WHAT IS REQUIRED | Without the pictures, return all of the material exactly as written.

-- start AVAILABLE DATA --

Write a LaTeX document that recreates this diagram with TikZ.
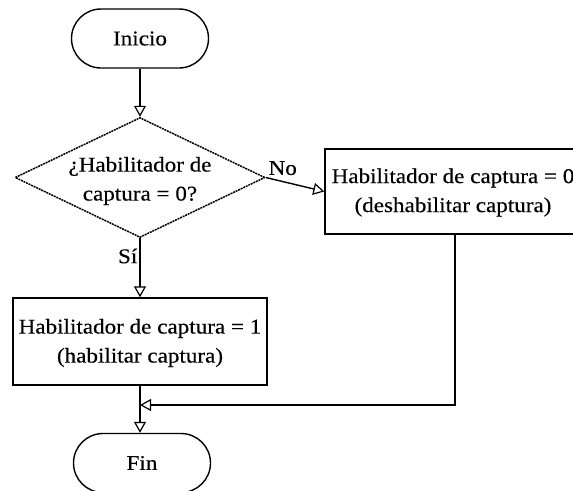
\documentclass[tikz,border=0pt]{standalone}
\usepackage{fontspec}
\setmainfont{Liberation Serif}[FakeStretch=1.1,FakeBold=0.3]
\usetikzlibrary{shapes.geometric,shapes.misc,arrows.meta}
\begin{document}
\begin{tikzpicture}[x=1pt,y=-1pt,
  every node/.style={font=\fontsize{21}{29}\selectfont},
  lw/.style={line width=1.4pt},
  term/.style={lw,draw,rounded rectangle,minimum width=137pt,minimum height=59pt,inner sep=0pt},
  procbox/.style={lw,draw,rectangle,inner sep=0pt,align=center},
  decision/.style={line width=1.5pt,draw,dash pattern=on 2pt off 0.8pt,diamond,inner sep=0pt,minimum width=250pt,minimum height=120pt},
  arr/.style={lw,-{Triangle[open,length=11pt,width=12pt,line width=1.2pt]}},
  txt/.style={align=center,inner sep=0pt}
]
\useasboundingbox (0,0) rectangle (573,490);
\clip (0,0) rectangle (573,490);
\fill[white] (0,0) rectangle (573,490);

\node[term] (ini) at (140,38.5) {Inicio};
\node[decision] (dec) at (140,177.5) {};
\node[txt] (dect) at (140,181) {¿Habilitador de\\captura = 0?};
\node[procbox,minimum width=253pt,minimum height=85pt] (boxR) at (451.5,191.5) {};
\node[txt] (boxRt) at (453,192.5) {Habilitador de captura = 0\\(deshabilitar captura)};
\node[procbox,minimum width=254pt,minimum height=87pt] (boxL) at (140,341.5) {};
\node[txt] (boxLt) at (140,343) {Habilitador de captura = 1\\(habilitar captura)};
\node[term] (fin) at (142,463) {Fin};
\coordinate (m) at (140,405);

\draw[arr] (ini.south) -- (dec.north);
\draw[arr] (dec.east) -- node[pos=0.02,above right,inner sep=1pt,yshift=1pt] (no) {No} (boxR.west);
\draw[arr] (dec.south) -- node[pos=0.3,left,inner sep=2pt] (si) {Sí} (boxL.north);
\draw[lw] (boxL.south) -- (m);
\draw[arr] (m) -- (fin.north -| m);
\draw[arr] (boxR.south -| 455,0) |- (m);
\end{tikzpicture}
\end{document}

-- end AVAILABLE DATA --

RESULT |
Write a LaTeX document that recreates this diagram with TikZ.
\documentclass[tikz,border=0pt]{standalone}
\usepackage{fontspec}
\setmainfont{Liberation Serif}[FakeStretch=1.1,FakeBold=0.3]
\usetikzlibrary{shapes.geometric,shapes.misc,arrows.meta}
\begin{document}
\begin{tikzpicture}[x=1pt,y=-1pt,
  every node/.style={font=\fontsize{21}{29}\selectfont},
  lw/.style={line width=1.4pt},
  term/.style={lw,draw,rounded rectangle,minimum width=137pt,minimum height=59pt,inner sep=0pt},
  procbox/.style={lw,draw,rectangle,inner sep=0pt,align=center},
  decision/.style={line width=1.5pt,draw,dash pattern=on 2pt off 0.8pt,diamond,inner sep=0pt,minimum width=250pt,minimum height=120pt},
  arr/.style={lw,-{Triangle[open,length=11pt,width=12pt,line width=1.2pt]}},
  txt/.style={align=center,inner sep=0pt}
]
\useasboundingbox (0,0) rectangle (573,490);
\clip (0,0) rectangle (573,490);
\fill[white] (0,0) rectangle (573,490);

\node[term] (ini) at (140,38.5) {Inicio};
\node[decision] (dec) at (140,177.5) {};
\node[txt] (dect) at (140,181) {¿Habilitador de\\captura = 0?};
\node[procbox,minimum width=253pt,minimum height=85pt] (boxR) at (451.5,191.5) {};
\node[txt] (boxRt) at (453,192.5) {Habilitador de captura = 0\\(deshabilitar captura)};
\node[procbox,minimum width=254pt,minimum height=87pt] (boxL) at (140,341.5) {};
\node[txt] (boxLt) at (140,343) {Habilitador de captura = 1\\(habilitar captura)};
\node[term] (fin) at (142,463) {Fin};
\coordinate (m) at (140,405);

\draw[arr] (ini.south) -- (dec.north);
\draw[arr] (dec.east) -- node[pos=0.02,above right,inner sep=1pt,yshift=1pt] (no) {No} (boxR.west);
\draw[arr] (dec.south) -- node[pos=0.3,left,inner sep=2pt] (si) {Sí} (boxL.north);
\draw[lw] (boxL.south) -- (m);
\draw[arr] (m) -- (fin.north -| m);
\draw[arr] (boxR.south -| 455,0) |- (m);
\end{tikzpicture}
\end{document}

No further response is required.